Against this, there is the understanding that work should be transformed into play—perhaps as Wisdom puts it in the Book of Proverbs: “The Lord possessed me in the beginning of his ways, before he made anything from the beginning. I was set up from eternity, and of old, before the earth was made. … I was with him forming all things: and was delighted every day, playing before Him at all times; playing in the world. And my delights were to be with the children of men.” (Proverbs 8:22–3, 30–1)
We can’t speak of Mozart without wondering “where it all comes from,” without touching on certain “eternal,” “mysterious” questions. Many have credibly argued that he is “modern” (“one of us”), and yet it is the essence of the “modern” to demystify. How is it that our “modern Mozart” should increase mystery? We are inclined to think of mystery as woolly or amorphous, yet Mozart, working in the light, openly, is all coherence. Although he does not use a cognitive language, we can, up to a point, understand him fully. His sounds and rhythms correspond to states of feeling that we have all somehow learned to interpret. This musical mode of speech is different from the semantic one that allows us to specify or denote. We feel moved to go beyond such speech, either in the direction of the pure exactness of mathematics or in the direction of the higher affects of sound or sight. The latter, the affects, are all the more powerful because they go beyond the definitions of speech, of intelligible discourse. This music of Mozart is the speech of affects. What can we call it but mysterious. In it we hear; through it is expressed our sense of the radical mystery of our being. This is what we hear in Così Fan Tutte or in the G-minor Quintet. In the latter more than a few writers have told us that they hear “the prayer of a lonely man,” “the Garden of Gethsemane”—“cutting pain,” says Abert. I prefer the term “radical mystery” to these religious interpretations. Radical mystery leaves Mozart freer to go into the problematic regions of existence in his Mozartean way. And all we can say about it is that it is “from beyond.”
A few remarks now about the conditions of those of our contemporaries who listen to music. They—or, rather, we—can’t be taken for granted. They are not what they were in the eighteenth century. I have already referred to Mozart as modern and drawn the usual unflattering picture, distorted if you like, of man in the present age. A strange creature—cerebral but not too intelligent, he lives in a special realm of consciousness, but his consciousness is inadequate. Applied science and engineering have so transformed the external world that it affects him as something magical. We know of course that it isn’t magical; it is highly rational—a kind of rationality that might as well be magical. Self-respect demands that he (the p
ronoun includes us all) make gestures of rationality to signify that he is capable, at any rate, of keeping up. But you would agree—I think we are all ready to confess—that this “keeping up” is very tiring.

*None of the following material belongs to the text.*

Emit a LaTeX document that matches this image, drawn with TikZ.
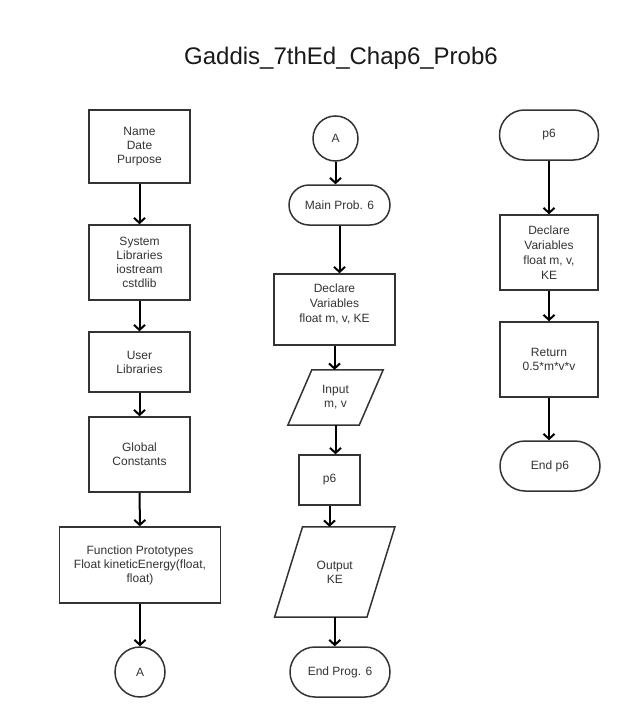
\documentclass[tikz,border=0pt]{standalone}
\usepackage{fontspec}
\setmainfont{Liberation Sans}
\usetikzlibrary{arrows.meta,calc}
\begin{document}
\begin{tikzpicture}[x=1pt,y=-1pt,
  txt/.style={align=center,text=black!80,font=\fontsize{12}{14}\selectfont,inner sep=0pt},
  box/.style={txt,draw=black!80,line width=1.5pt,rectangle},
  term/.style={box,rounded corners=#1},
  conn/.style={txt,draw=black!80,line width=1.5pt,circle},
  para/.style={txt,rectangle},
  pshape/.style={draw=black!80,line width=1.5pt,line join=miter},
  arr/.style={draw=black,line width=2pt,-{Straight Barb[length=5pt,width=11pt,line width=2pt]}}
]
\fill[white] (0,0) rectangle (626,717);
\useasboundingbox (0,0) rectangle (626,717);

\node[anchor=base,font=\fontsize{24}{28}\selectfont,text=black!90,inner sep=0pt] (title) at (341,64) {Gaddis\_7thEd\_Chap6\_Prob6};

% column 1
\node[box,minimum width=101pt,minimum height=73pt] (name) at (139.5,146.5) {Name\\Date\\Purpose};
\node[box,minimum width=101pt,minimum height=75pt] (sys) at (139.5,262.5) {System\\Libraries\\iostream\\cstdlib};
\node[box,minimum width=101pt,minimum height=60pt] (user) at (139.5,362) {User\\Libraries};
\node[box,minimum width=101pt,minimum height=75pt] (glob) at (139.5,454.5) {Global\\Constants};
\node[box,minimum width=161pt,minimum height=76pt] (proto) at (140,565) {Function Prototypes\\Float kineticEnergy(float,\\float)};
\node[conn,minimum size=50pt] (A1) at (140,672) {A};

\draw[arr] (name) -- (sys);
\draw[arr] (sys) -- (user);
\draw[arr] (user) -- (glob);
\draw[arr] (glob) -- (proto);
\draw[arr] (proto) -- (A1);

% column 2
\node[conn,minimum size=45pt] (A2) at (335.5,138.5) {A};
\node[term=20pt,minimum width=101pt,minimum height=40pt] (main) at (339.5,205) {Main Prob. 6};
\node[box,minimum width=121pt,minimum height=71pt,
      label={[txt,font=\fontsize{12}{15}\selectfont,yshift=6pt]center:Declare\\Variables\\float m, v, KE}] (decl) at (334.5,309.5) {};
\node[para,minimum width=71pt,minimum height=55pt] (in) at (335.5,397.5) {Input\\m, v};
\draw[pshape] ($(in.north west)+(12,0)$) -- ($(in.north east)+(12,0)$) -- ($(in.south east)+(-12,0)$) -- ($(in.south west)+(-12,0)$) -- cycle;
\node[box,minimum width=61pt,minimum height=50pt] (call) at (329.5,480) {p6};
\node[para,minimum width=92pt,minimum height=90pt] (out) at (334.75,572) {Output\\KE};
\draw[pshape] ($(out.north west)+(14,0)$) -- ($(out.north east)+(14,0)$) -- ($(out.south east)+(-14,0)$) -- ($(out.south west)+(-14,0)$) -- cycle;
\node[term=25pt,minimum width=100pt,minimum height=50pt] (endp) at (340,672) {End Prog. 6};

\draw[arr] (A2.south) -- (A2.south |- main.north);
\draw[arr] (main.south) -- (main.south |- decl.north);
\draw[arr] (decl.south) -- (decl.south |- in.north);
\draw[arr] (in.south) -- (in.south |- call.north);
\draw[arr] (call.south) -- (call.south |- out.north);
\draw[arr] (out.south) -- (out.south |- endp.north);

% column 3
\node[term=25pt,minimum width=99pt,minimum height=50pt] (fp6) at (549,135) {p6};
\node[box,minimum width=98pt,minimum height=75pt,font=\fontsize{12}{15}\selectfont] (fdecl) at (549,252.5) {Declare\\Variables\\float m, v,\\KE};
\node[box,minimum width=98pt,minimum height=75pt] (ret) at (549,359.5) {Return\\0.5*m*v*v};
\node[term=25pt,minimum width=100pt,minimum height=50pt] (fend) at (550,466) {End p6};

\draw[arr] (fp6.south) -- (fp6.south |- fdecl.north);
\draw[arr] (fdecl.south) -- (fdecl.south |- ret.north);
\draw[arr] (ret.south) -- (ret.south |- fend.north);
\end{tikzpicture}
\end{document}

Civilized man does not give himself a good press. I don’t say that he deserves to hold a good opinion of himself. Philosophy and literature have been particularly hard on him from the beginning of the modern age, and by now “Eurocentrism” has become a terrible reproach. We reproach ourselves even for the few decencies, bourgeois relics, with which we cover our shame. We hear from all sides that we are “inauthentic” and that we are, every one of us, impostors.
All of this, I think, comes from us. It is we who set up and we who knock down. If we are impostors, we are also those who expose impostors. This “being human” is our very own show. All that mankind is said to be, pro and contra, comes from mankind itself. Everything that we can possibly conceive is made into fact, and it all comes out of bottomless reservoirs of our invention and fantasy. Everything has to be tried out. Funnily enough, the same mind that takes in “Dallas” or rap music is also accessible to Homer and Shakespeare.
These are not merely diverting speculations. The awful truth is visible behind them. In this century, although briefly, slavery reappeared in Europe—in the wartime factories of Germany and in Siberian mines and forests. Only a few decades later, the finest kitchens and bathrooms in history were produced in the West, a wide-scale consumer culture such as the world had never seen.